SCMP Friday, June 1, 2001
Traditionally, Chinese aspire to receive as much formal education as possible. With the expansion of higher education in recent years, more and more young people no longer consider passing O-levels as the end of their schooling. Rather, most strive to attempt A-levels, with a view to enrolling in university and getting a degree.
Only if they fail to enrol in degree programmes will they reluctantly accept places on associate degree courses that lead to the award of higher or professional diplomas. Even then, many diploma holders will try to upgrade their qualifications to degrees.
Thus, a problem with the Government's plan to expand associate degree programmes is that many of these graduates may still want to get "full" degrees. They may also demand a system similar to that of community college graduates in the United States who are typically then allowed to take only two years instead of four to get a university degree.
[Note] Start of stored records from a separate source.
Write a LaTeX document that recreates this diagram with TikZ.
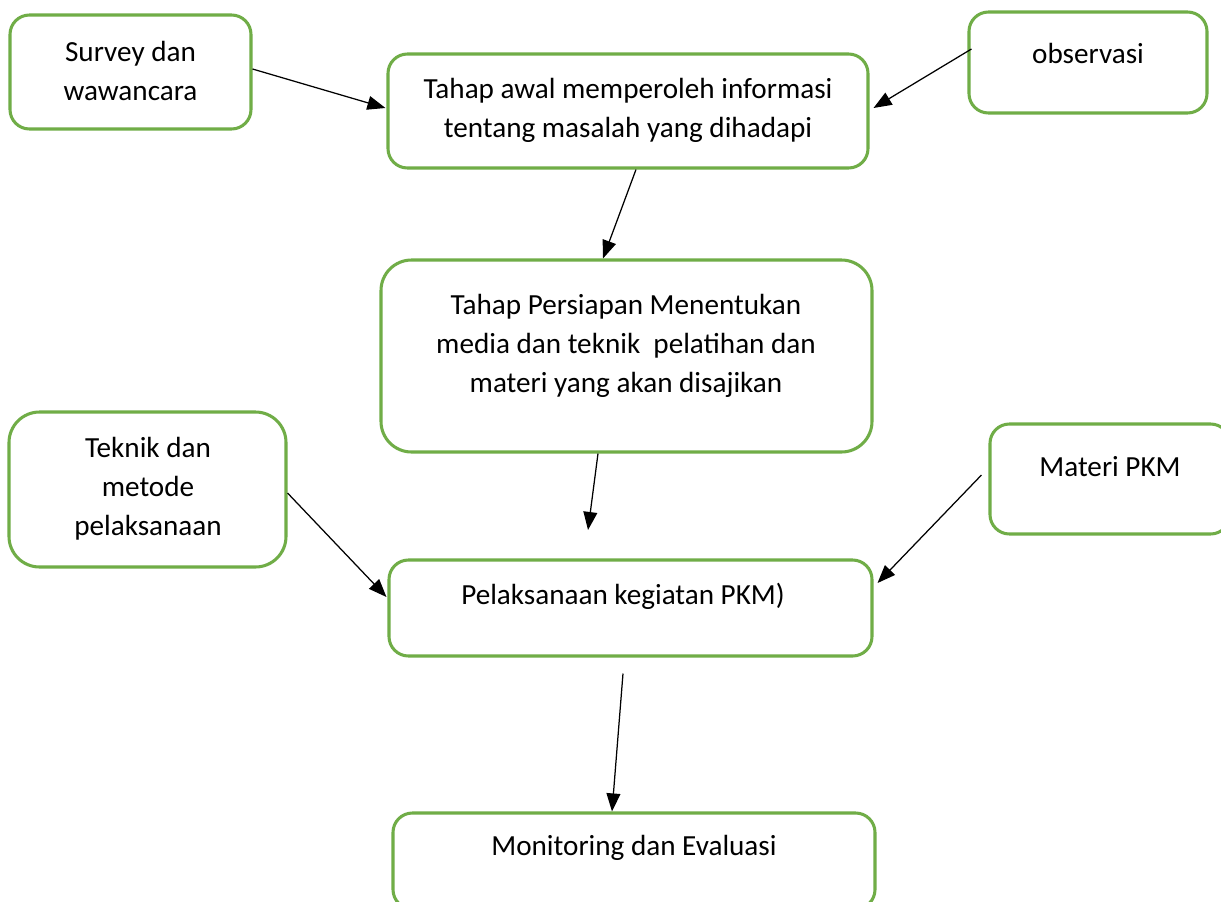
\documentclass[tikz,border=0pt]{standalone}
\usepackage{fontspec}
\setmainfont{Carlito}
\usetikzlibrary{arrows.meta,calc}
\definecolor{boxgreen}{RGB}{112,173,71}
\begin{document}
\begin{tikzpicture}[x=0.36pt,y=-0.36pt,
  box/.style={draw=boxgreen,line width=1.1pt,rounded corners=7pt,inner sep=0pt,fill=white},
  bigbox/.style={box,rounded corners=11pt},
  txt/.style={align=center,font=\fontsize{10.5}{14}\selectfont,inner sep=0pt},
  arr/.style={draw=black,line width=0.45pt,-{Triangle[length=6.5pt,width=5pt]}}]
\useasboundingbox (0,0) rectangle (1221,901);
\clip (0,0) rectangle (1221,901);
\fill[white] (0,0) rectangle (1221,901);
% boxes
\node[box,minimum width=241*0.36pt,minimum height=114*0.36pt] (b1) at (130.5,72) {};
\node[box,minimum width=480*0.36pt,minimum height=114*0.36pt] (b2) at (628,111) {};
\node[box,minimum width=238*0.36pt,minimum height=101*0.36pt] (b3) at (1088,62.5) {};
\node[bigbox,minimum width=491*0.36pt,minimum height=192*0.36pt] (b4) at (626.5,356) {};
\node[bigbox,minimum width=277*0.36pt,minimum height=155*0.36pt] (b5) at (147.5,489.5) {};
\node[box,minimum width=240*0.36pt,minimum height=110*0.36pt] (b6) at (1110,479) {};
\node[box,minimum width=483*0.36pt,minimum height=96*0.36pt] (b7) at (630.5,608) {};
\node[box,minimum width=482*0.36pt,minimum height=96*0.36pt] (b8) at (634,861) {};
% texts
\node[txt] (t1) at (130.5,71) {Survey dan\\wawancara};
\node[txt] (t2) at (628,110.5) {Tahap awal memperoleh informasi\\tentang masalah yang dihadapi};
\node[txt] (t3) at (1088,53) {observasi};
\node[txt] (t4) at (626,346) {Tahap Persiapan Menentukan\\media dan teknik\ \ pelatihan dan\\materi yang akan disajikan};
\node[txt] (t5) at (148,489) {Teknik dan\\metode\\pelaksanaan};
\node[txt] (t6) at (1110,467) {Materi PKM};
\node[txt] (t7) at (623,596) {Pelaksanaan kegiatan PKM)};
\node[txt] (t8) at (634,848) {Monitoring dan Evaluasi};
% connectors
\coordinate (c1) at (588,530);
\draw[arr] ($(b1.east)+(0,-3)$) -- ($(b2.west)+(-1,-3)$);
\draw[arr] ($(b3.west)+(4,-13.5)$) -- ($(b2.east)+(4,-3)$);
\draw[arr] ($(b2.south)+(8,0)$) -- ($(b4.north)+(-23.5,0)$);
\draw[arr] ($(b4.south)+(-28.5,0)$) -- (c1);
\draw[arr] ($(b5.east)+(0,3.5)$) -- ($(b7.west)+(-1,-11)$);
\draw[arr] ($(b6.west)+(-7,-4)$) -- ($(b7.east)+(4,-25)$);
\draw[arr] ($(b7.south)+(-7.5,16)$) -- ($(b8.north)+(-22,0)$);
\end{tikzpicture}
\end{document}
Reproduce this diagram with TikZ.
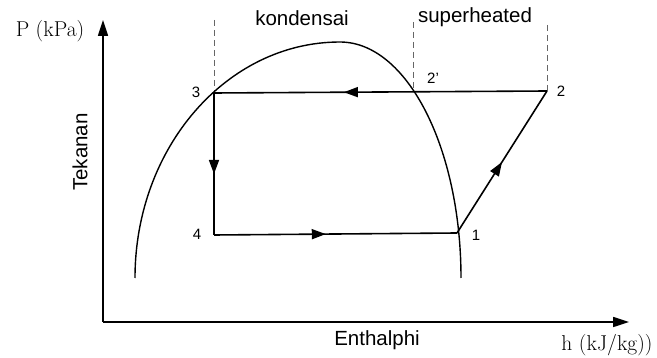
\documentclass[tikz,border=0pt]{standalone}
\usepackage{fontspec}
\newfontfamily\arialsans{Liberation Sans}
\usetikzlibrary{arrows.meta,decorations.markings}
\tikzset{
  axis/.style={line width=1.7pt,-{Triangle[length=16pt,width=10pt]}},
  cycleline/.style={line width=1.6pt},
  dome/.style={line width=1.4pt},
  guide/.style={line width=1pt,black!60,dash pattern=on 6pt off 4pt},
  bigsans/.style={font=\arialsans\fontsize{20.5}{24}\selectfont,inner sep=0pt},
  bigserif/.style={font=\fontsize{21.5}{25}\selectfont,inner sep=0pt},
  numlabel/.style={font=\arialsans\fontsize{15}{18}\selectfont,inner sep=0pt},
  midarrow/.style={postaction={decorate},decoration={markings,
     mark=at position #1 with {\arrow{Triangle[length=14pt,width=10pt]}}}}
}
\begin{document}
\begin{tikzpicture}[x=1pt,y=-1pt]
\useasboundingbox (0,0) rectangle (657,358);
% coordinates
\coordinate (o) at (103,322);
\coordinate (ytip) at (103,20);
\coordinate (xtip) at (629,322);
\coordinate (p1) at (457,233);
\coordinate (p2) at (547,91);
\coordinate (p2p) at (413,92);
\coordinate (p3) at (214,93);
\coordinate (p4) at (214,235);
\coordinate (d1) at (214,20);
\coordinate (d2) at (413,22);
\coordinate (d3) at (547,25);
\coordinate (domestart) at (135,278);
% axes
\draw[axis] (o) -- (ytip);
\draw[axis] (o) -- (xtip);
% guide lines
\draw[guide] (d1) -- (p3);
\draw[guide] (d2) -- (p2p);
\draw[guide] (d3) -- (p2);
% saturation dome
\draw[dome] (domestart) arc[start angle=180,end angle=270,x radius=205,y radius=236]
   arc[start angle=270,end angle=360,x radius=121,y radius=236];
% cycle
\draw[cycleline,midarrow=0.61] (p2) -- (p3);
\draw[cycleline,midarrow=0.57] (p3) -- (p4);
\draw[cycleline,midarrow=0.46] (p4) -- (p1);
\draw[cycleline,midarrow=0.5] (p1) -- (p2);
% labels
\node[bigserif] (lp) at (50,31) {P (kPa)};
\node[bigsans,rotate=90] (lt) at (80,152) {Tekanan};
\node[bigsans] (le) at (377,340) {Enthalphi};
\node[bigserif] (lh) at (607,345) {h (kJ/kg))};
\node[bigsans] (lk) at (302,18) {kondensai};
\node[bigsans] (ls) at (475,17) {superheated};
\node[numlabel] (n3) at (196,92) {3};
\node[numlabel] (n4) at (197,234) {4};
\node[numlabel] (n2p) at (433,78) {2’};
\node[numlabel] (n2) at (561,91) {2};
\node[numlabel] (n1) at (476,235) {1};
\end{tikzpicture}
\end{document}
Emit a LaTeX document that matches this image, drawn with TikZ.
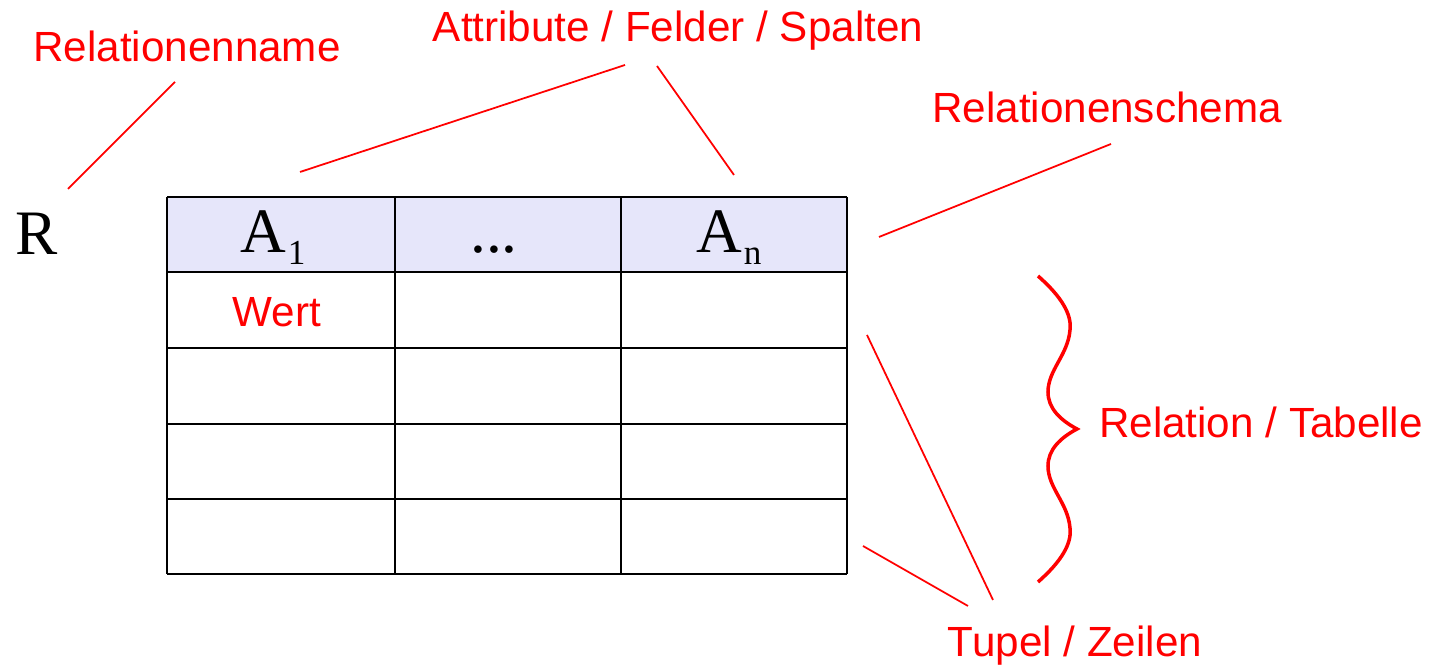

Secretary for Education and Manpower Fanny Law Fan Chiu-fun was mindful of the needs when she said degree programmes might have to be increased.
That is not to say the Government is wrong to expand associate degree programmes now. There is no point increasing the number of degree courses when many university students have difficulties coping with their studies and many employers complain the graduates are not good enough.
But it needs to be realised that associate degrees are not yet widely recognised as final qualifications. For that to change, the Government would need to take the lead in extending recognition of associate degrees as entry qualifications for more posts in the civil service.
The Government is inviting local and overseas bodies to start associate degree programmes in the SAR. It also plans to provide loans to students who want to pursue such courses overseas.
Whether students take the local or foreign route, the critical issue is quality. There are many institutes prepared to confer degrees providing a student pays the fees, regardless of the quality of the work.
Rigorous quality assessment of educational awards, both local and foreign, is therefore essential. It would be a shame if Hong Kong continued to produce, or accept, more graduates who are unworthy of their qualifications.